Records with drawing code:
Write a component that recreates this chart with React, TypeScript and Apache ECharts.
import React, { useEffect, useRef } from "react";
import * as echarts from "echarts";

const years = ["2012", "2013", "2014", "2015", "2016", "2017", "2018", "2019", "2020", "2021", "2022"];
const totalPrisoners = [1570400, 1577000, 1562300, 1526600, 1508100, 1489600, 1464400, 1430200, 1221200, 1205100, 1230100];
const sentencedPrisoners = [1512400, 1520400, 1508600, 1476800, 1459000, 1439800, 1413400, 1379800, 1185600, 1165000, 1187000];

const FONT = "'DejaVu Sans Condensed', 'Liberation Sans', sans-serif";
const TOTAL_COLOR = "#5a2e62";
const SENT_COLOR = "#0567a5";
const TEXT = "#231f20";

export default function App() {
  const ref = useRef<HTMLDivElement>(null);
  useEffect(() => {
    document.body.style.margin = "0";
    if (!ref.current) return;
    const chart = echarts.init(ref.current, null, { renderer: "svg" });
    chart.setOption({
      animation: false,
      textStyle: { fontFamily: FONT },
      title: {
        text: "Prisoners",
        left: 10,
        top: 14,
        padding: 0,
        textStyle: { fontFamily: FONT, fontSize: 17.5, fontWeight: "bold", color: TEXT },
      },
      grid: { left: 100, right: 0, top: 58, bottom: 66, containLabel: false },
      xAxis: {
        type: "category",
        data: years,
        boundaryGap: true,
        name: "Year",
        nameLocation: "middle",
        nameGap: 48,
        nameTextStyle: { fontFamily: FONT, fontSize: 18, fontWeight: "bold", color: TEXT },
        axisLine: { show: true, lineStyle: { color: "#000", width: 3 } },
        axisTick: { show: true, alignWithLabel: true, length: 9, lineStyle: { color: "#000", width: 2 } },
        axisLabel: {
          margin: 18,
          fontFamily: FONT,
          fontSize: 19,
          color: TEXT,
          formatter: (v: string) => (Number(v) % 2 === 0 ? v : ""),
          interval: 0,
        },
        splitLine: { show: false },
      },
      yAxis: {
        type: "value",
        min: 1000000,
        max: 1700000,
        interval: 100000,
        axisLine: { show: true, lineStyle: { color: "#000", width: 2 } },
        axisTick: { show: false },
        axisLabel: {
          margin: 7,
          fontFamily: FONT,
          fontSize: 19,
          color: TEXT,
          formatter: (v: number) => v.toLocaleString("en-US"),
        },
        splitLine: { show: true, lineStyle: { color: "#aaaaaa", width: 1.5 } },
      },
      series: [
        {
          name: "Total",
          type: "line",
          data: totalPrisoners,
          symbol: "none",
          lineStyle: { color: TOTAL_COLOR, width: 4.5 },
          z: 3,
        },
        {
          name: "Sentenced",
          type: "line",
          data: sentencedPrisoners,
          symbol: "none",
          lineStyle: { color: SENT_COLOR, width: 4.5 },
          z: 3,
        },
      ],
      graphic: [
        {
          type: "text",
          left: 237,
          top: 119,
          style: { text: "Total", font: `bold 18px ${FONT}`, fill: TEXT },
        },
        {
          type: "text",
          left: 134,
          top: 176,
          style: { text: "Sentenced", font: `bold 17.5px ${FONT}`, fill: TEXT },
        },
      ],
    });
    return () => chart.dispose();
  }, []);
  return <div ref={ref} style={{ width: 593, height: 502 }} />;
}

==

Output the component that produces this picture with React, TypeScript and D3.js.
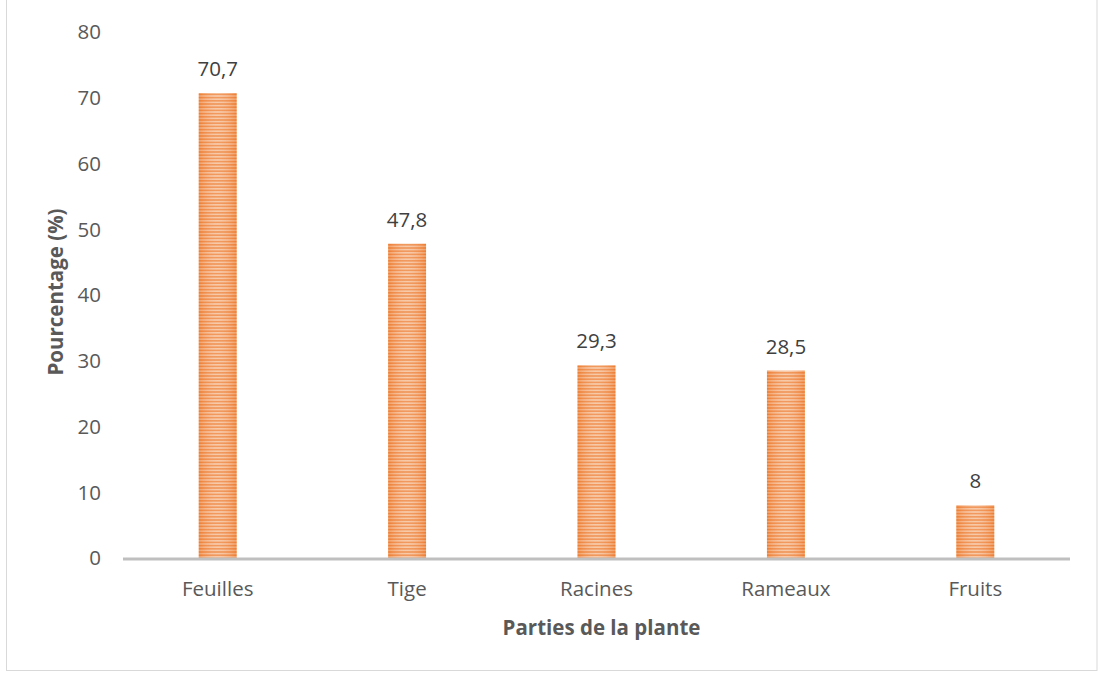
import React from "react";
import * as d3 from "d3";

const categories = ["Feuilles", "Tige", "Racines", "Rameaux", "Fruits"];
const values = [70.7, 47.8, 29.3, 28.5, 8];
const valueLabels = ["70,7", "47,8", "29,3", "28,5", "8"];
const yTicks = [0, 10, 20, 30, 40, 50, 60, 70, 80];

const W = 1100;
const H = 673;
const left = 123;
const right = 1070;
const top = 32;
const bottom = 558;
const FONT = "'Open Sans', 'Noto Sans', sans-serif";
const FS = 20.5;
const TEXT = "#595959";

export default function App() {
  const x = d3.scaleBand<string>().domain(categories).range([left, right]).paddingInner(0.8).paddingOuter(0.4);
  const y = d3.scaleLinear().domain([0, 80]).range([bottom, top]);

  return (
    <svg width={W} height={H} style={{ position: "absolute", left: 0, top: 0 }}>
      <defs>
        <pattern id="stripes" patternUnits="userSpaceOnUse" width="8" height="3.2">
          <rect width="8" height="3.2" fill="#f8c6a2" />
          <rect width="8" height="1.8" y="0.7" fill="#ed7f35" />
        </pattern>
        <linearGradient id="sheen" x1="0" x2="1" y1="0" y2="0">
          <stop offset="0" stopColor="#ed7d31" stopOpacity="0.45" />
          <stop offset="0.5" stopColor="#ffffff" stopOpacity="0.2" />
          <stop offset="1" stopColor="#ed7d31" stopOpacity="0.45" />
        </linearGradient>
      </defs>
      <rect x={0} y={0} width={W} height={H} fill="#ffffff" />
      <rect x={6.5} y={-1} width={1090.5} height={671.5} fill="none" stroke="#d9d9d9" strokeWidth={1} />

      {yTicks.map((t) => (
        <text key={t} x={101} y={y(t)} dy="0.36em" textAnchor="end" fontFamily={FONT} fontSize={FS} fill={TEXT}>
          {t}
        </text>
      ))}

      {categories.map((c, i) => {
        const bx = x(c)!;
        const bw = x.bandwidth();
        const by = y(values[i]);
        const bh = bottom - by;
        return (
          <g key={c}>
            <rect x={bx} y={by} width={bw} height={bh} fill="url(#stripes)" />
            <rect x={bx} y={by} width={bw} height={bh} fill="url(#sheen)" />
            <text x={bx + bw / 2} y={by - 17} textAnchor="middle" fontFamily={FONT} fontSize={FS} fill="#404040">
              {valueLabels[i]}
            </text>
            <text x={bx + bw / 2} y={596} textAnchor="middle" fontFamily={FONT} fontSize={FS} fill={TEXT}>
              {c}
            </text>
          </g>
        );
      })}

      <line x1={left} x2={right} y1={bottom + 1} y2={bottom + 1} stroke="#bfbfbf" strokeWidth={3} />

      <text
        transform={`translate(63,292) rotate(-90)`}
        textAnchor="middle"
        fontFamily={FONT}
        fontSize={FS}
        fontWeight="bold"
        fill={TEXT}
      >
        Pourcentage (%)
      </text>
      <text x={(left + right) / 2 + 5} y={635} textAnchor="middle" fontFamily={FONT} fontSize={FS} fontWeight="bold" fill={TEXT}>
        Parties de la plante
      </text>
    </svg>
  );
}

GOAL
What is the number of lines holding the word "TypeScript"? State it alone.

SOLUTION FOR THIS PROBLEM
2